I marked this passage as I read by it the other day and thought it might make a good blog post. In searching back through this blog for previous O'Brian posts I realized I've done this kind of post a few times before.

I finished Master and Commander yesterday. The library is closed, so I moved on to Post Captain, the second in the series. I don't know if this is the start of another run through all 20 novels. That would probably carry me into January.

Sunday, August 28, 2011

A Near Miss?

the neighbor's garage by mmahaffie
the neighbor's garage, a photo by mmahaffie on Flickr.
Our next door neighbor's garage door took a mighty wrench at some point during the storm. another neighbor, across the street from this one, lost the top of a large tree as well.

The working theory around our cul-de-sac is that both were caused by the storm cell that spawned the tornado that hit Nassau station, northwest of us -- or maybe by the tornado itself.

We Survived Hurricane Irene

It's a wet, blustery Sunday morning here in Lewes and we're approaching the endgame of Hurricane Irene. Bottom line: we're just fine.

The storm has moved inland in New York state at this point and is down to Tropical Storm strength. It was a Category 1 Hurricane when it passed east of Delaware overnight. I think the worst of the wind and rain for us was later afternoon and early evening of Saturday.

We had a scare when a storm cell that appears to have spawned a tornado passed just overhead of our neighborhood. we'd had warning from local television and spent a few minutes down in the basement.
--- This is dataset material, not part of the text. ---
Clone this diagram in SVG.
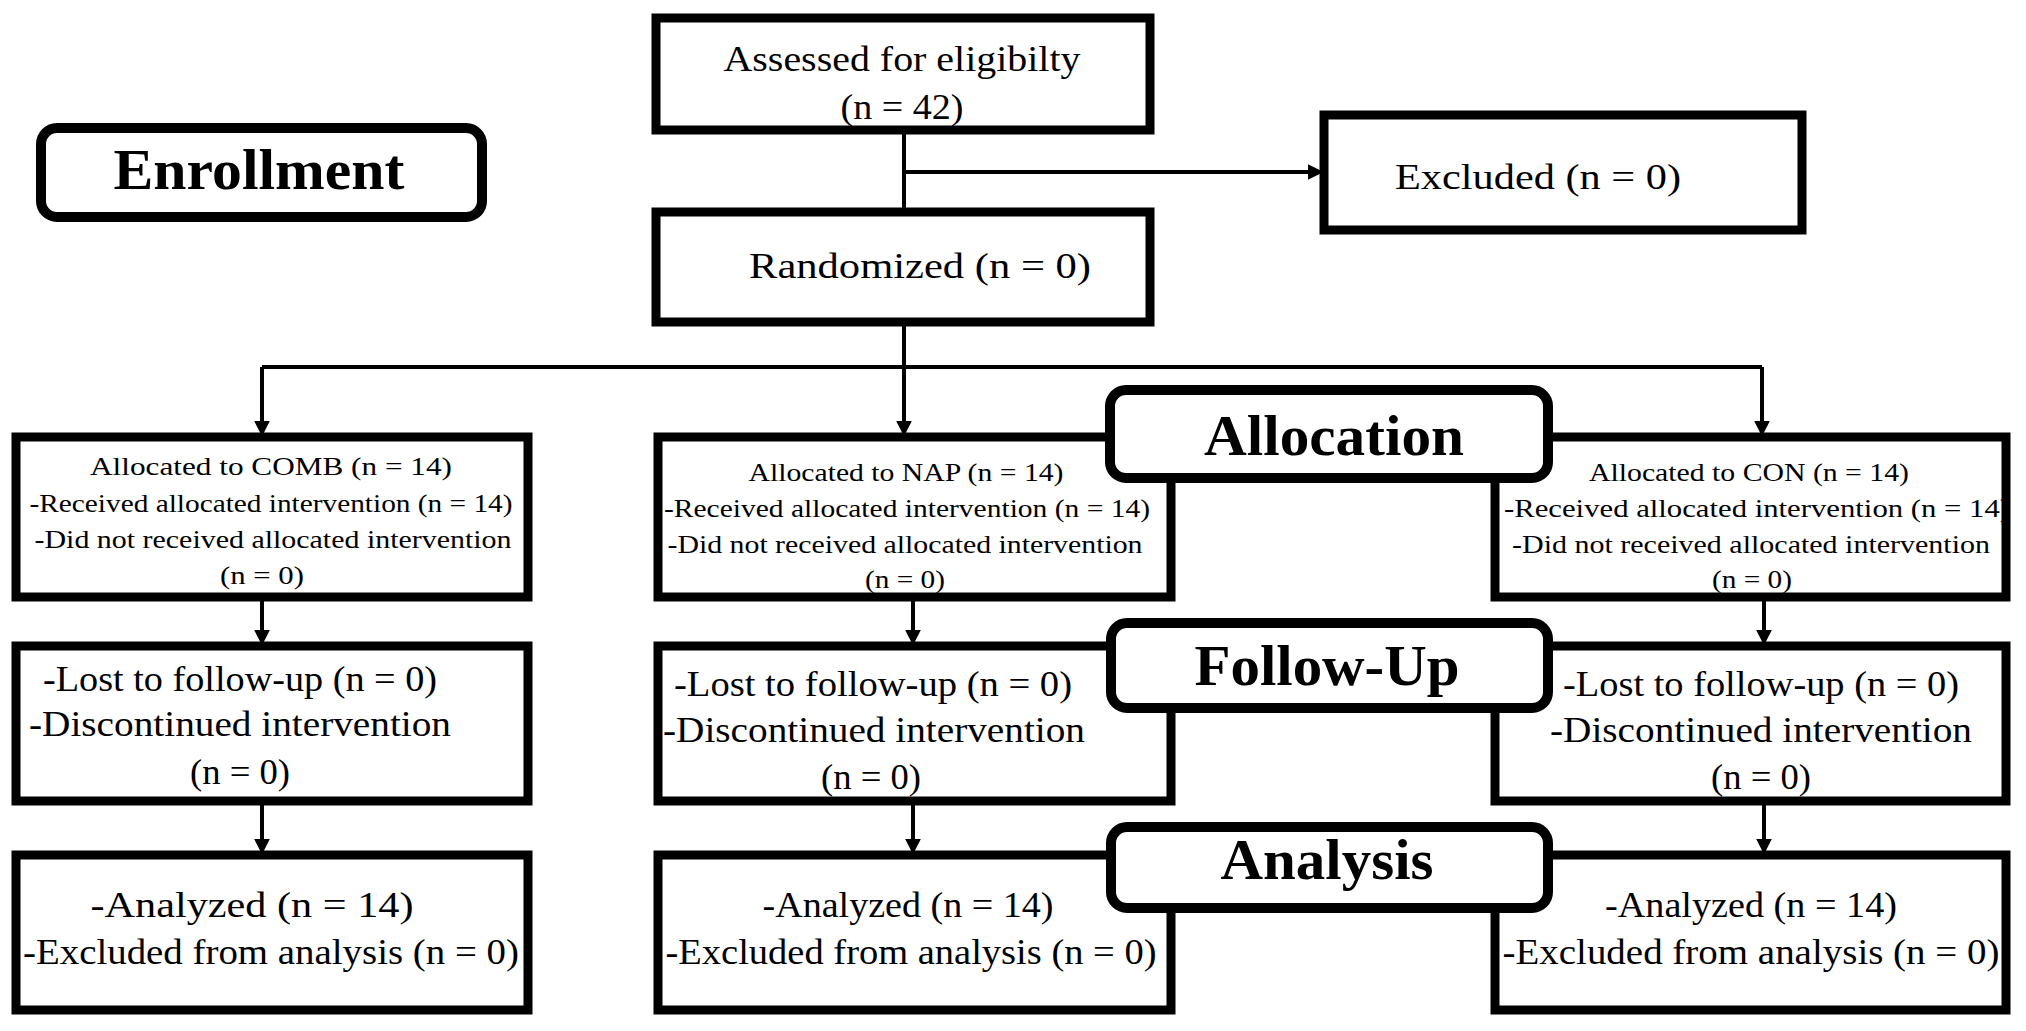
<svg xmlns="http://www.w3.org/2000/svg" width="2026" height="1031" viewBox="0 0 2026 1031">
<style>
.b{fill:#fff;stroke:#000;stroke-width:9}
.t{fill:#fff;stroke:#000;stroke-width:10}
text{font-family:"Liberation Serif","Times New Roman",serif;text-anchor:middle;fill:#000}
.m{font-size:36px}
.s{font-size:26px}
.h{font-size:56px;font-weight:bold}
.c{fill:none;stroke:#000;stroke-width:4}
</style>
<defs><marker id="a" viewBox="0 0 10 10" refX="9" refY="5" markerWidth="4" markerHeight="4" orient="auto"><path d="M0,0L10,5L0,10z" fill="#000"/></marker></defs>
<g id="connectors">
<path class="c" d="M904,130V212"/>
<path class="c" d="M904,172H1322" marker-end="url(#a)"/>
<path class="c" d="M904,322V367M262,367H1762"/>
<path class="c" d="M262,367V435" marker-end="url(#a)"/>
<path class="c" d="M904,322V435" marker-end="url(#a)"/>
<path class="c" d="M1762,367V435" marker-end="url(#a)"/>
<path class="c" d="M262,597V644" marker-end="url(#a)"/>
<path class="c" d="M913,597V644" marker-end="url(#a)"/>
<path class="c" d="M1764,597V644" marker-end="url(#a)"/>
<path class="c" d="M262,801V853" marker-end="url(#a)"/>
<path class="c" d="M913,801V853" marker-end="url(#a)"/>
<path class="c" d="M1764,801V853" marker-end="url(#a)"/>
</g>
<g id="assessed"><rect class="b" x="656" y="18" width="494" height="112"/><text class="m" x="902" y="71" textLength="357" lengthAdjust="spacingAndGlyphs">Assessed for eligibilty</text><text class="m" x="902" y="119" textLength="123" lengthAdjust="spacingAndGlyphs">(n = 42)</text></g>
<g id="enrollment"><rect class="t" x="41" y="128" width="441" height="89" rx="16"/><text class="h" x="259" y="189" textLength="291" lengthAdjust="spacingAndGlyphs">Enrollment</text></g>
<g id="excluded"><rect class="b" x="1324" y="115" width="478" height="115"/><text class="m" x="1538" y="189" textLength="286" lengthAdjust="spacingAndGlyphs">Excluded (n = 0)</text></g>
<g id="randomized"><rect class="b" x="656" y="212" width="494" height="110"/><text class="m" x="920" y="278" textLength="342" lengthAdjust="spacingAndGlyphs">Randomized (n = 0)</text></g>
<g id="alloc-comb"><rect class="b" x="16" y="437" width="512" height="160"/>
<text class="s" x="271" y="475" textLength="362" lengthAdjust="spacingAndGlyphs">Allocated to COMB (n = 14)</text>
<text class="s" x="271" y="512" textLength="483" lengthAdjust="spacingAndGlyphs">-Received allocated intervention (n = 14)</text>
<text class="s" x="273" y="548" textLength="477" lengthAdjust="spacingAndGlyphs">-Did not received allocated intervention</text>
<text class="s" x="262" y="584" textLength="84" lengthAdjust="spacingAndGlyphs">(n = 0)</text></g>
<g id="alloc-nap"><rect class="b" x="658" y="437" width="513" height="160"/>
<text class="s" x="906" y="481" textLength="315" lengthAdjust="spacingAndGlyphs">Allocated to NAP (n = 14)</text>
<text class="s" x="907" y="517" textLength="486" lengthAdjust="spacingAndGlyphs">-Received allocated intervention (n = 14)</text>
<text class="s" x="905" y="553" textLength="475" lengthAdjust="spacingAndGlyphs">-Did not received allocated intervention</text>
<text class="s" x="905" y="588" textLength="80" lengthAdjust="spacingAndGlyphs">(n = 0)</text></g>
<g id="alloc-con"><rect class="b" x="1495" y="437" width="511" height="160"/>
<text class="s" x="1749" y="481" textLength="320" lengthAdjust="spacingAndGlyphs">Allocated to CON (n = 14)</text>
<text class="s" x="1757" y="517" textLength="506" lengthAdjust="spacingAndGlyphs">-Received allocated intervention (n = 14)</text>
<text class="s" x="1751" y="553" textLength="478" lengthAdjust="spacingAndGlyphs">-Did not received allocated intervention</text>
<text class="s" x="1752" y="588" textLength="80" lengthAdjust="spacingAndGlyphs">(n = 0)</text></g>
<g id="fu-comb"><rect class="b" x="16" y="646" width="512" height="155"/>
<text class="m" x="240" y="691" textLength="394" lengthAdjust="spacingAndGlyphs">-Lost to follow-up (n = 0)</text>
<text class="m" x="240" y="736" textLength="422" lengthAdjust="spacingAndGlyphs">-Discontinued  intervention</text>
<text class="m" x="240" y="784" textLength="100" lengthAdjust="spacingAndGlyphs">(n = 0)</text></g>
<g id="fu-nap"><rect class="b" x="658" y="646" width="513" height="155"/>
<text class="m" x="873" y="696" textLength="398" lengthAdjust="spacingAndGlyphs">-Lost to follow-up (n = 0)</text>
<text class="m" x="874" y="742" textLength="422" lengthAdjust="spacingAndGlyphs">-Discontinued  intervention</text>
<text class="m" x="871" y="789" textLength="100" lengthAdjust="spacingAndGlyphs">(n = 0)</text></g>
<g id="fu-con"><rect class="b" x="1495" y="646" width="511" height="155"/>
<text class="m" x="1761" y="696" textLength="396" lengthAdjust="spacingAndGlyphs">-Lost to follow-up (n = 0)</text>
<text class="m" x="1761" y="742" textLength="422" lengthAdjust="spacingAndGlyphs">-Discontinued  intervention</text>
<text class="m" x="1761" y="789" textLength="100" lengthAdjust="spacingAndGlyphs">(n = 0)</text></g>
<g id="an-comb"><rect class="b" x="16" y="855" width="512" height="155"/>
<text class="m" x="252" y="917" textLength="323" lengthAdjust="spacingAndGlyphs">-Analyzed (n = 14)</text>
<text class="m" x="271" y="964" textLength="496" lengthAdjust="spacingAndGlyphs">-Excluded from  analysis (n = 0)</text></g>
<g id="an-nap"><rect class="b" x="658" y="855" width="513" height="155"/>
<text class="m" x="908" y="917" textLength="291" lengthAdjust="spacingAndGlyphs">-Analyzed (n = 14)</text>
<text class="m" x="911" y="964" textLength="491" lengthAdjust="spacingAndGlyphs">-Excluded from  analysis (n = 0)</text></g>
<g id="an-con"><rect class="b" x="1495" y="855" width="511" height="155"/>
<text class="m" x="1751" y="917" textLength="292" lengthAdjust="spacingAndGlyphs">-Analyzed (n = 14)</text>
<text class="m" x="1751" y="964" textLength="497" lengthAdjust="spacingAndGlyphs">-Excluded from  analysis (n = 0)</text></g>
<g id="allocation"><rect class="t" x="1110" y="390" width="438" height="88" rx="16"/><text class="h" x="1334" y="455" textLength="260" lengthAdjust="spacingAndGlyphs">Allocation</text></g>
<g id="followup"><rect class="t" x="1111" y="623" width="437" height="85" rx="16"/><text class="h" x="1327" y="685" textLength="265" lengthAdjust="spacingAndGlyphs">Follow-Up</text></g>
<g id="analysis"><rect class="t" x="1111" y="827" width="437" height="81" rx="16"/><text class="h" x="1327" y="879" textLength="213" lengthAdjust="spacingAndGlyphs">Analysis</text></g>
</svg>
The twister apparently touched-down about three miles to our west and damaged a number of houses, at least one of them seriously. as of now, I have heard no reports of injuries or deaths in Delaware from this storm.

We spent the rest of the night on the main floor, closer to the basement, camped-out in the living room.

I took a quick look around the house this morning and so far just a small tree is down in the side yard. It may be savable.

Monday, August 8, 2011

Somewhere in this picture....

...may be my grandfather, my great grandfather or my great grandmother.


This is a photo of Anadarko Township, Oklahoma, in its early days in August of 1901. It is from the Today's Document blog from the National Archives.  Anadarko is in Kiowa County, southwest of Oklahoma city. It lies about 50 miles from Hobart, where my great grandfather George Mahaffie was homesteading with his wife Mollie and their four children. They had moved to Oklahoma from Kansas sometime between 1889 and 1900.

George and Mollie would have been 40 years old in August of 1901. My grandfather, Charles, would have been 16. His elder sister, Rose, would have been 18. Younger brother Bart would have been 11 and the baby, Beatty, 1 year old.

It is possible that George may have taken Mollie or one or more of his children east for the lumber auction pictured here. If nothing else, it provides a clear picture of the landscape and environment that helped form my grandfather.

Monday, July 25, 2011

At The Delaware State Fair



My new office is sharing a booth at the 2011 Delaware State Fair with the Public Service Commission (PSC). We're both part of the Department of State for Delaware. As the new Deputy Director at the GIC, I thought I should lead by example and take a healthy number of shifts at the booth. I've been taking pictures when I can.

Monday, May 30, 2011

"The best looking couple in Lewes (this weekend)"


The best looking couple...
Originally uploaded by mmahaffie
I have no idea who these two people are. I ran across them while I was wading in the shallows of Delaware Bay along Lewes Beach today.

The gentleman said, "wanna take a picture of the best looking couple in Lewes this weekend?" Putting aside for a moment the fact that the best-looking couple would have to, by definition, include the Lovely Karen, I said, "sure," and snapped this picture.

They thought I must be a newspaper photographer, because they asked about where the picture would appear. I promised them that I would post it with this title so they could google it and find themselves.

And so, I did.

Thursday, May 26, 2011

...So Far

Wordle: Blog Content as of 5/26/11
Just for fun, I ran the RSS from the blog through Wordle to see what the word cloud of recent posts looks like. Recent travel and Census stuff seem to predominate.

Sunday, May 22, 2011

We're Missing a Tourism Opportunity: Water Baseball

The Library of Commerce photo stream in the Flickr commons includes a few intriguing, if faded, images of men playing baseball in the surf sometime in 1914. We should investigate this as a tourist activity/draw for Delaware beaches. The Division of State Parks could organize leagues. But I imagine the outfielders would have to be fairly tall.

Tuesday, May 10, 2011

Stuck in the Middle With (897,933 of) You

Census Bureau Director Robert Groves was out in the tiny village of Plato, Missouri, yesterday to unveil a National Geodetic Survey disc commemorating Plato as the new national center of population.

The Census Bureau calculates the center of population after each census as "the place where an imaginary, flat, weightless and rigid map of the United States would balance perfectly if all residents were of identical weight." The center of population has moved slowly west and south from Kent County, Maryland, in 1790 to Missouri.

The Census Bureau also calculates the center of population for each state. In 2010, the center of population for the 897,934 of us counted in Delaware was northeast of Smyrna, along Route 9.